### Aim of the task
Pull out every line below holding the word "document".

======== Recorded data

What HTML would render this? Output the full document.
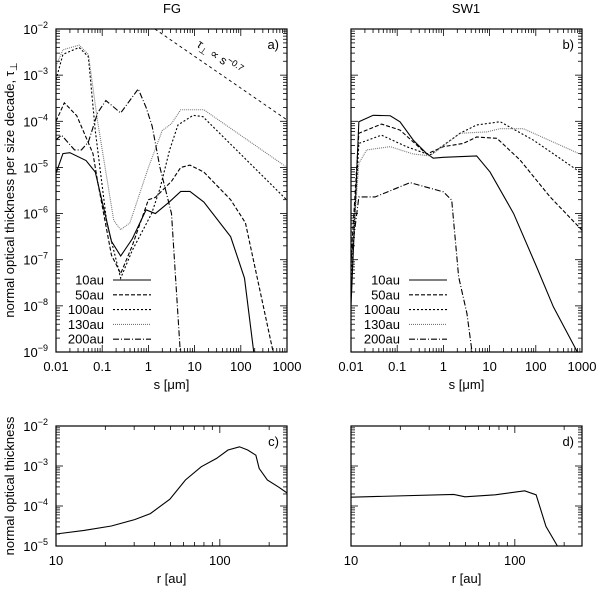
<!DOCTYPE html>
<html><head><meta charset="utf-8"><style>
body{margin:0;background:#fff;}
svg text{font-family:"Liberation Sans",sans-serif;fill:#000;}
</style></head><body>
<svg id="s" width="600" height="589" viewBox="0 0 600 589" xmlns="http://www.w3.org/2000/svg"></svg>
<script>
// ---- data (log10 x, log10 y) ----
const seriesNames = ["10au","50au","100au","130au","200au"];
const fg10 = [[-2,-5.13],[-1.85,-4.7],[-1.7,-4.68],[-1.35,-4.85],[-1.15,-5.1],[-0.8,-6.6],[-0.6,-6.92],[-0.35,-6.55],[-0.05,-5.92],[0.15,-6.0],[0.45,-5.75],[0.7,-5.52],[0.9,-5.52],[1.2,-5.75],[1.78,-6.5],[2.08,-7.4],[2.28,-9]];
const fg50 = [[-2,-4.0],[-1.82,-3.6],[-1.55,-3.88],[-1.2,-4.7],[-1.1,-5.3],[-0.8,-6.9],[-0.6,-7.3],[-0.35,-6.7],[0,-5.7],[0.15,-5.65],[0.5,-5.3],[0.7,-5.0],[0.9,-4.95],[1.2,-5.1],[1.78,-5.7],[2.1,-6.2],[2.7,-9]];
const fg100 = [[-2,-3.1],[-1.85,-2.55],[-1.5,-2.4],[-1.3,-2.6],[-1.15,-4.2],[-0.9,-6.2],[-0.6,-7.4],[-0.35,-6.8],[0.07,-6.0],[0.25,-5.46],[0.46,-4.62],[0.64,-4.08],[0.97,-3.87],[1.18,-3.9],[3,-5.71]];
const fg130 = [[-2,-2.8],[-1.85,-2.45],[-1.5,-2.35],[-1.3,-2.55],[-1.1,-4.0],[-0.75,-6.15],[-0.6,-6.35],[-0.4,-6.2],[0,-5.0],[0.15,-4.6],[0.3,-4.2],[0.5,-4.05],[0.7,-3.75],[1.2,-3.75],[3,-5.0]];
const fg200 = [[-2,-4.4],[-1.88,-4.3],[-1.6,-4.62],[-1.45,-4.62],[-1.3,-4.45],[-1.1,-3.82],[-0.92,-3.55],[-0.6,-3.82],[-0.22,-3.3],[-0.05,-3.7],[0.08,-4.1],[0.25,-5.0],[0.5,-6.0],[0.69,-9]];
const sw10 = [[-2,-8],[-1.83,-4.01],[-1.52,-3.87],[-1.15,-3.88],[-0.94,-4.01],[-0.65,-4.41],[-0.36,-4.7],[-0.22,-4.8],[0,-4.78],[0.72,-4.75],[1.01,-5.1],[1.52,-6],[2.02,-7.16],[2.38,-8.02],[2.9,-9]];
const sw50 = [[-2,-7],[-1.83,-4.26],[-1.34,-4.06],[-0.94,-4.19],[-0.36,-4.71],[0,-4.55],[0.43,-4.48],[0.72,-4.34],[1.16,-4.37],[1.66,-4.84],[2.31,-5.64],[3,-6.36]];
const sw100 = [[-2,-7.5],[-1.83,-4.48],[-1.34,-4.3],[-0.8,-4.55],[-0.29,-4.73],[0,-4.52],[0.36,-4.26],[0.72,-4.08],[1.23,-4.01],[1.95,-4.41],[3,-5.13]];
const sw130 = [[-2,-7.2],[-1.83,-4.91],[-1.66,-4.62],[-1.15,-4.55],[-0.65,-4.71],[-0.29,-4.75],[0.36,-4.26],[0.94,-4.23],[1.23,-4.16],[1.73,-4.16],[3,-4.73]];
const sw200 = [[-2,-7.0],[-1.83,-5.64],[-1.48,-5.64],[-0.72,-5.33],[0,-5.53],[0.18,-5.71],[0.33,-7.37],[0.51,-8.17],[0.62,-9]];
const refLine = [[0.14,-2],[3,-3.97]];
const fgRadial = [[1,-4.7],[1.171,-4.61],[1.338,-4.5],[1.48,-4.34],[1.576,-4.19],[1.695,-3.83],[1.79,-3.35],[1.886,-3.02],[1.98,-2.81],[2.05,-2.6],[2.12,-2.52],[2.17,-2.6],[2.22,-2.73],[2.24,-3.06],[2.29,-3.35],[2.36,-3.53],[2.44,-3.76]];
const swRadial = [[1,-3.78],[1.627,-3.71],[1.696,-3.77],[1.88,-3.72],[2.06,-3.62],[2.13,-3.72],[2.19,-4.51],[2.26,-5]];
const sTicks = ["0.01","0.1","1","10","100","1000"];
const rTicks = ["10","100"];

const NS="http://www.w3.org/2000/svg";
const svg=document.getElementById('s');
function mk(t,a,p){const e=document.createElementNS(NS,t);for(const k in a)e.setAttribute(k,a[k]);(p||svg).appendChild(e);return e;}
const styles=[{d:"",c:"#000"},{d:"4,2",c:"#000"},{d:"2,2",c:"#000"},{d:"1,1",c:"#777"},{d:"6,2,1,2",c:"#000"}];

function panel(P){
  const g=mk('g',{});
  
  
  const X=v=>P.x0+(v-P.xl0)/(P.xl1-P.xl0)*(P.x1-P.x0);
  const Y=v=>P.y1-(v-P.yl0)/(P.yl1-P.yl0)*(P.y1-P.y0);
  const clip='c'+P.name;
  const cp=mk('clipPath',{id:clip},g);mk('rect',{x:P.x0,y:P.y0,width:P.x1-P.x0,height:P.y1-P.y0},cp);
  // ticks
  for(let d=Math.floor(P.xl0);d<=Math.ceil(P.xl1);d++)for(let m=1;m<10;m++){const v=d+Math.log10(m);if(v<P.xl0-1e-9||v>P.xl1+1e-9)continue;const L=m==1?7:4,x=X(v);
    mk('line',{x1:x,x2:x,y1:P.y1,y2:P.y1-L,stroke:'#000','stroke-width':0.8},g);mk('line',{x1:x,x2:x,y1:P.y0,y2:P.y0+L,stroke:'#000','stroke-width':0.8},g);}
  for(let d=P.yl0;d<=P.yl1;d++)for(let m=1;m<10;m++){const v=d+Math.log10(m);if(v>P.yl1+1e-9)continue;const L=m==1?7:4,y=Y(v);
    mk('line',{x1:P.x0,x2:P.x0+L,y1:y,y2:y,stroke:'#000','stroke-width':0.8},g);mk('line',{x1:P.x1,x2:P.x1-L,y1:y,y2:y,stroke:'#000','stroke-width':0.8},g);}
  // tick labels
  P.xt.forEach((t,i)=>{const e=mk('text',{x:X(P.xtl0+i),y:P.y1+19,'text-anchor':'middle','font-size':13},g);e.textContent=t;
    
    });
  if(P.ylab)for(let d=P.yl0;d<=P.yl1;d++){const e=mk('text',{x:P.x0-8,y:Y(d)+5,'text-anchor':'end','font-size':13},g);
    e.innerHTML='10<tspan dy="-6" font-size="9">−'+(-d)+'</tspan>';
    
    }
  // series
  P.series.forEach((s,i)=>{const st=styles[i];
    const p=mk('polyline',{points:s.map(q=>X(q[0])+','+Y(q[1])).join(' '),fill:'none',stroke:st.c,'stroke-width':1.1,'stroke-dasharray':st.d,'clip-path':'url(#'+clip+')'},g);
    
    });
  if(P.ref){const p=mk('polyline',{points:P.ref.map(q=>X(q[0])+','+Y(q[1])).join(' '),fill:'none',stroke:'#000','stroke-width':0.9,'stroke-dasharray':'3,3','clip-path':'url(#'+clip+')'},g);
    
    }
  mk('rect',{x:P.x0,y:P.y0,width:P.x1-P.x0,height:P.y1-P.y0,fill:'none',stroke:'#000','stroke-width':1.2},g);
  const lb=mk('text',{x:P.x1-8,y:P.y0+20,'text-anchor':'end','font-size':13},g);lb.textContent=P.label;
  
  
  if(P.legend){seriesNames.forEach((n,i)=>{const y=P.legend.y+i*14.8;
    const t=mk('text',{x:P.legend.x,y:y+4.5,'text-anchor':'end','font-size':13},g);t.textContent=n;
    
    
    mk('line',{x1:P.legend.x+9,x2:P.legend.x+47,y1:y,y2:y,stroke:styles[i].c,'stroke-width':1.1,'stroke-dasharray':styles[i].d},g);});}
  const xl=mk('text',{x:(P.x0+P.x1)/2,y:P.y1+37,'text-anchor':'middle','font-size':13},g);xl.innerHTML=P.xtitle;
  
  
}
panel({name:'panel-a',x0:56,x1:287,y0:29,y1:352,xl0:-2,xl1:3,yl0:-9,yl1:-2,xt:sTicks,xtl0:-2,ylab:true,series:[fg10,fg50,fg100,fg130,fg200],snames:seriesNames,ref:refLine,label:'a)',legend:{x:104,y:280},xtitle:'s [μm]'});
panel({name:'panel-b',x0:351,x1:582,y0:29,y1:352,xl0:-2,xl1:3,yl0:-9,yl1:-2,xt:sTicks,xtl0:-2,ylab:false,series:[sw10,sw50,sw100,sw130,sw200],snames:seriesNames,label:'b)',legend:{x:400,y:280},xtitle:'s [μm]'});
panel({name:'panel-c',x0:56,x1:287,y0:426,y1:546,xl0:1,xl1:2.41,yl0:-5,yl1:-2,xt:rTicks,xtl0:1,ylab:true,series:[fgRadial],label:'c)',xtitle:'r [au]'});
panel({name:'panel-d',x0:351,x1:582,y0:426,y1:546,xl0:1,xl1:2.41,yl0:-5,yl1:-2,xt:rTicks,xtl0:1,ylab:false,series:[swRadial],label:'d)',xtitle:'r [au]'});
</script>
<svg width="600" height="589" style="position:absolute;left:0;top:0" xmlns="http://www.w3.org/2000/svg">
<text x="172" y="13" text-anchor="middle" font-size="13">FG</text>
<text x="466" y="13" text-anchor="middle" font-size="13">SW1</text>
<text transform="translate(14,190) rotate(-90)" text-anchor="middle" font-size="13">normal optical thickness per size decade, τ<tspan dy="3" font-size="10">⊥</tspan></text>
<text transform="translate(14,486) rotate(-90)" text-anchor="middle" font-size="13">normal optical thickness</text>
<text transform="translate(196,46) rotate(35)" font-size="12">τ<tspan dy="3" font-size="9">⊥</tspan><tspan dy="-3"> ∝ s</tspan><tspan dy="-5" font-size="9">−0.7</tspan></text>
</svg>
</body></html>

================

### Final answer
What HTML would render this? Output the full document.
const svg=document.getElementById('s');
function mk(t,a,p){const e=document.createElementNS(NS,t);for(const k in a)e.setAttribute(k,a[k]);(p||svg).appendChild(e);return e;}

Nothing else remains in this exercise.